5.  The What-If Game.  My personal favorite!  So…  What if I made my detective an amateur artist, and he decided to go plein aire painting along the creek, and then what if he discovered a body there, half-submerged, and what if…  And so on and so on.  Pretty soon, there’s a story.

Tomes have been written on this subject of finding ideas, but these are just a few of my favorite sources.  What are some of yours?


8 thoughts on “Falling: Is That Where You Find Your Ideas?”

  1. What great memories! Yes, my ideas come in much the same way. Writers don’t seem to look at information the same way non-writers do. We are always playing the “what if” game.


  2. Great topic. I love, LOVE, overheard conversation. There is no context at all, which leaves us to use our fertile imaginations to fill in the gaps. I have a line about holidays that is sitting in Evernote, just begging for a story. Some day. 🙂


  3. I agree on overheard conversations! They provide great jumping off points. One thing is certain for me: inspiration does not come from the internet. I have to get out and experience life to get ideas!
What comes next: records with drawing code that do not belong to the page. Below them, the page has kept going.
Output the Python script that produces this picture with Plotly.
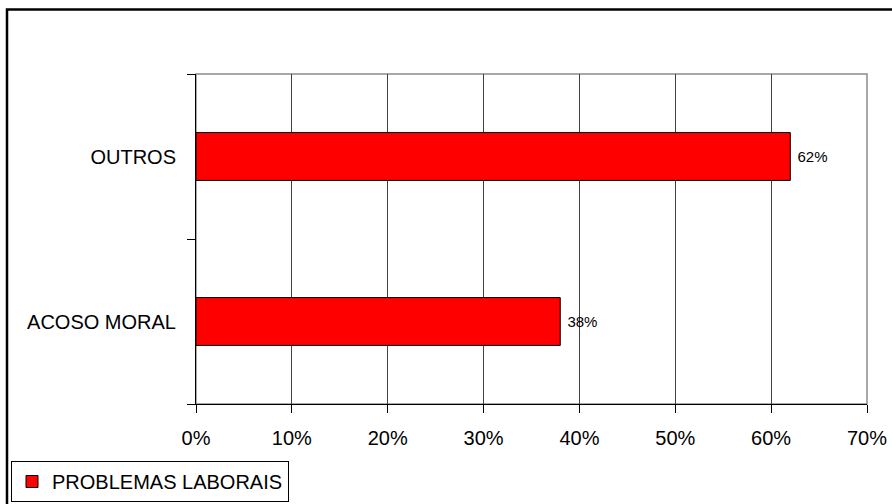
import plotly.graph_objects as go

categories = ["ACOSO MORAL", "OUTROS"]
values = [0.38, 0.62]
value_labels = ["38%", "62%"]
series_name = "PROBLEMAS LABORAIS"

FONT = "Liberation Sans, Arial, Helvetica"

fig = go.Figure()
fig.add_trace(go.Bar(
    y=categories, x=values, orientation="h", name=series_name,
    marker=dict(color="#ff0000", line=dict(color="black", width=1)),
    text=value_labels, texttemplate=" %{text}", textposition="outside",
    textfont=dict(size=15, color="black", family=FONT),
    cliponaxis=False, showlegend=True,
))

L, R, T, B = 196, 25, 74, 100
PW, PH = 892 - L - R, 504 - T - B

fig.update_layout(
    width=892, height=504,
    margin=dict(l=L, r=R, t=T, b=B, autoexpand=False),
    paper_bgcolor="white", plot_bgcolor="white",
    font=dict(family=FONT, size=20, color="black"),
    bargap=0.71,
    showlegend=True,
    legend=dict(
        x=(11 - L) / PW, y=((504 - B) - 461) / PH, xanchor="left", yanchor="top",
        orientation="h", bordercolor="black", borderwidth=1,
        font=dict(size=20), bgcolor="white",
        itemwidth=30, tracegroupgap=0,
    ),
    xaxis=dict(
        range=[0, 0.7], dtick=0.1, tickformat=".0%",
        showgrid=True, gridcolor="#404040", gridwidth=1,
        ticks="outside", ticklen=8, tickcolor="black",
        showline=True, linecolor="black", linewidth=1,
        zeroline=False, tickfont=dict(size=20),
        ticklabelstandoff=8, automargin=False,
    ),
    yaxis=dict(
        type="category", tickson="boundaries",
        ticks="outside", ticklen=8, tickcolor="black",
        showline=True, linecolor="black", linewidth=1,
        showgrid=False, tickfont=dict(size=20),
        ticklabelstandoff=15, automargin=False,
    ),
    shapes=[
        dict(type="rect", xref="paper", yref="paper", x0=0, x1=1, y0=0, y1=1,
             line=dict(color="#8c8c8c", width=1.5), layer="below"),
        dict(type="rect", xref="paper", yref="paper",
             x0=(7 - L) / PW, x1=1.2, y0=-0.5, y1=((504 - B) - 9.5) / PH,
             line=dict(color="black", width=2.5), fillcolor="rgba(0,0,0,0)", layer="above"),
    ],
)

fig.write_html(
    "out.html",
    config={"displayModeBar": False},
    post_script="document.body.style.margin='0px';document.body.style.overflow='hidden';",
)
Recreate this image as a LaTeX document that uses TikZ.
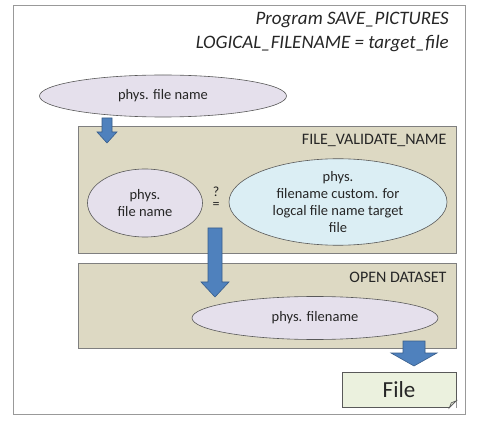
\documentclass[tikz,border=0pt]{standalone}
\usepackage{fontspec}
\setmainfont{Carlito}
\usetikzlibrary{shapes.geometric}
\definecolor{tanbg}{HTML}{DDD9C3}
\definecolor{tanline}{HTML}{7F7F7F}
\definecolor{lav}{HTML}{E5E0EC}
\definecolor{skyb}{HTML}{DBEEF4}
\definecolor{arrfill}{HTML}{4F81BD}
\definecolor{arrline}{HTML}{385D8A}
\definecolor{filebg}{HTML}{EBF1DE}
\definecolor{txt}{HTML}{262626}
\begin{document}
\begin{tikzpicture}[x=1pt,y=-1pt,
  every node/.style={text=txt},
  frame/.style={draw=gray!80,line width=1pt,fill=white},
  procbox/.style={draw=tanline,line width=0.8pt,fill=tanbg},
  ell/.style={ellipse,draw=gray!70!black,line width=0.6pt,inner sep=0pt,font=\fontsize{14.5}{17}\selectfont,align=center},
  lbl/.style={font=\fontsize{16}{18}\selectfont,anchor=east},
  blockarrow/.style={fill=arrfill,draw=arrline,line width=0.6pt,line join=miter}]
\useasboundingbox (0,0) rectangle (480,425);
% outer frame
\path[frame] (13,6) rectangle (465,414);
\node[anchor=north east,align=right,font=\fontsize{19}{24}\selectfont\itshape,inner sep=0pt] (title) at (449,12)
  {Program SAVE\_PICTURES\\LOGICAL\_FILENAME = target\_file};
% top ellipse
\node[ell,fill=lav,minimum width=247,minimum height=42] (e1) at (163,96) {phys. file name};
% FILE_VALIDATE_NAME box
\path[procbox] (78,126) rectangle (456,253);
\node[lbl] (fvn) at (450,140) {FILE\_VALIDATE\_NAME};
\node[ell,fill=lav,minimum width=115,minimum height=68] (e2) at (145,203) {phys.\\file name};
\node[font=\fontsize{14}{14}\selectfont,inner sep=0pt,anchor=south] (q) at (216,197) {?};
\node[font=\fontsize{14}{14}\selectfont,inner sep=0pt,anchor=north] (eq) at (216,202) {=};
\node[ell,fill=skyb,minimum width=218,minimum height=77] (e3) at (338,202)
  {phys.\\filename custom. for\\logcal file name target\\file};
% OPEN DATASET box
\path[procbox] (78,263) rectangle (456,348);
\node[lbl] (od) at (450,277) {OPEN DATASET};
\node[ell,fill=lav,minimum width=246,minimum height=43] (e4) at (315,318) {phys. filename};
% File
\node[draw=gray!70!black,line width=0.6pt,fill=filebg,minimum width=114,minimum height=35,inner sep=0pt,font=\fontsize{23}{24}\selectfont] (file) at (399,390) {File};
\fill[white] ([xshift=-7pt]file.south east) -- (file.south east) -- ([yshift=7pt]file.south east) -- cycle;
\draw[gray!70!black,line width=0.6pt,fill=filebg!80!gray] ([xshift=-7pt]file.south east) -- ([xshift=-5pt,yshift=5pt]file.south east) -- ([yshift=7pt]file.south east) -- cycle;
% block arrows
\path[blockarrow] (102,118) -- (112,118) -- (112,132) -- (117,132) -- (107,143) -- (97,132) -- (102,132) -- cycle;
\path[blockarrow] (208,228) -- (222,228) -- (222,282) -- (229,282) -- (215,297) -- (201,282) -- (208,282) -- cycle;
\path[blockarrow] (403,341) -- (425,341) -- (425,353) -- (437,353) -- (414,366) -- (391,353) -- (403,353) -- cycle;
\end{tikzpicture}
\end{document}
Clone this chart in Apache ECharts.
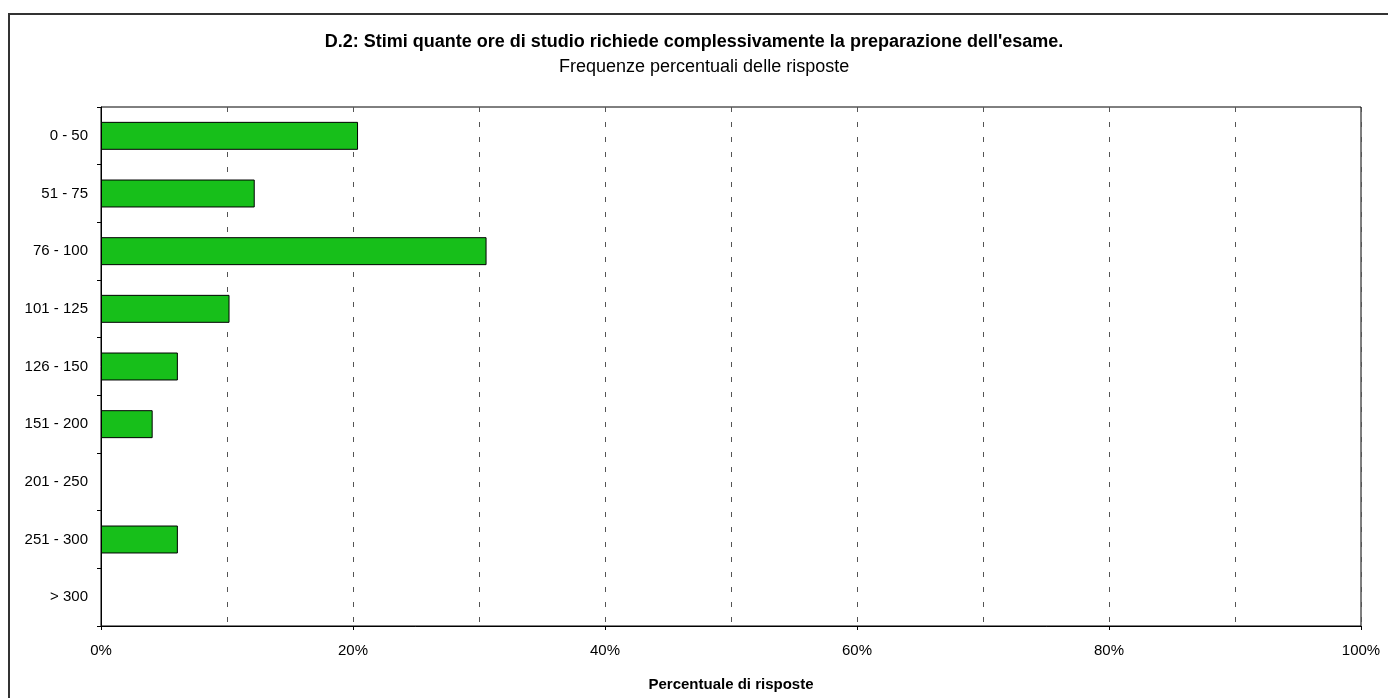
<!DOCTYPE html>
<html>
<head>
<meta charset="utf-8">
<title>D.2</title>
<script src="https://cdn.jsdelivr.net/npm/echarts@6/dist/echarts.min.js"></script>
<style>
  html, body { margin: 0; padding: 0; background: #fff; }
  #chart { width: 1388px; height: 698px; }
</style>
</head>
<body>
<div id="chart"></div>
<script>
// fasce di ore di studio (asse verticale)
const categories = ['0 - 50', '51 - 75', '76 - 100', '101 - 125', '126 - 150', '151 - 200', '201 - 250', '251 - 300', '> 300']
// percentuali delle risposte
const percentages = [20.4, 12.2, 30.6, 10.2, 6.1, 4.1, 0, 6.1, 0]
const xTicks = [0, 20, 40, 60, 80, 100]

const font = '"Liberation Sans", Arial, Helvetica, sans-serif'

const chart = echarts.init(document.getElementById('chart'))

const option = {
  backgroundColor: '#fff',
  animation: false,
  title: [
    {
      text: "D.2: Stimi quante ore di studio richiede complessivamente la preparazione dell'esame.",
      left: 'center',
      top: 28,
      textStyle: { fontFamily: font, fontSize: 18, fontWeight: 'bold', color: '#000' }
    },
    {
      text: 'Frequenze percentuali delle risposte',
      left: 554,
      top: 53,
      textStyle: { fontFamily: font, fontSize: 18, fontWeight: 'normal', color: '#000' }
    }
  ],
  graphic: [
    {
      type: 'polyline',
      shape: { points: [[9, 698], [9, 14], [1388, 14]] },
      style: { stroke: '#333', lineWidth: 2, fill: null },
      silent: true
    }
  ],
  grid: {
    left: 101,
    right: 27,
    top: 107,
    bottom: 72,
    show: true,
    borderColor: '#000',
    borderWidth: 1,
    containLabel: false
  },
  xAxis: {
    type: 'value',
    min: 0,
    max: 100,
    interval: 20,
    name: 'Percentuale di risposte',
    nameLocation: 'middle',
    nameGap: 51,
    nameTextStyle: { fontFamily: font, fontSize: 15, fontWeight: 'bold', color: '#000' },
    axisLine: { show: true, lineStyle: { color: '#000', width: 1 } },
    axisTick: { show: true, length: 4, lineStyle: { color: '#000' } },
    axisLabel: {
      margin: 17,
      fontFamily: font,
      fontSize: 15,
      color: '#000',
      formatter: v => (xTicks.includes(v) ? v + '%' : '')
    },
    splitLine: { show: true, lineStyle: { color: '#555', type: [5, 10], width: 1 } },
    minorTick: { show: false, splitNumber: 2 },
    minorSplitLine: { show: true, lineStyle: { color: '#555', type: [5, 10], width: 1 } }
  },
  yAxis: {
    type: 'category',
    data: categories,
    inverse: true,
    axisLine: { show: true, lineStyle: { color: '#000', width: 1 } },
    axisTick: { show: true, length: 4, lineStyle: { color: '#000' } },
    axisLabel: { margin: 13, fontFamily: font, fontSize: 15, color: '#000' },
    splitLine: { show: false }
  },
  series: [
    {
      type: 'bar',
      // le fasce senza risposte non disegnano alcuna barra
      data: percentages.map(v => (v === 0 ? null : v)),
      barWidth: '48.5%',
      itemStyle: { color: '#17bf1a', borderColor: '#000', borderWidth: 1 },
      silent: true
    }
  ]
}

chart.setOption(option)
window.addEventListener('resize', () => chart.resize())
</script>
</body>
</html>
  4. I find my ideas in similar ways. Numbers 1-3 are particularly applicable to me. Also, sometimes a particular feeling/atmosphere might spark an idea for me, whether it’s from a song, the weather, or something else entirely.


  5. Thanks for the great comments, All! Sarah, I’m also struck by moods with ideas. Theresa, I didn’t live there long, which is probably why it seems so ideal.


  6. Oh, that sounds like so much fun! The sources for ideas are so fun, crazy, weird. . .when people ask where I get my ideas, I say, “Everywhere!” I love all five of these, and I would add, Working in Corporate America. There is a deep well of crime fiction inspiration in that environment!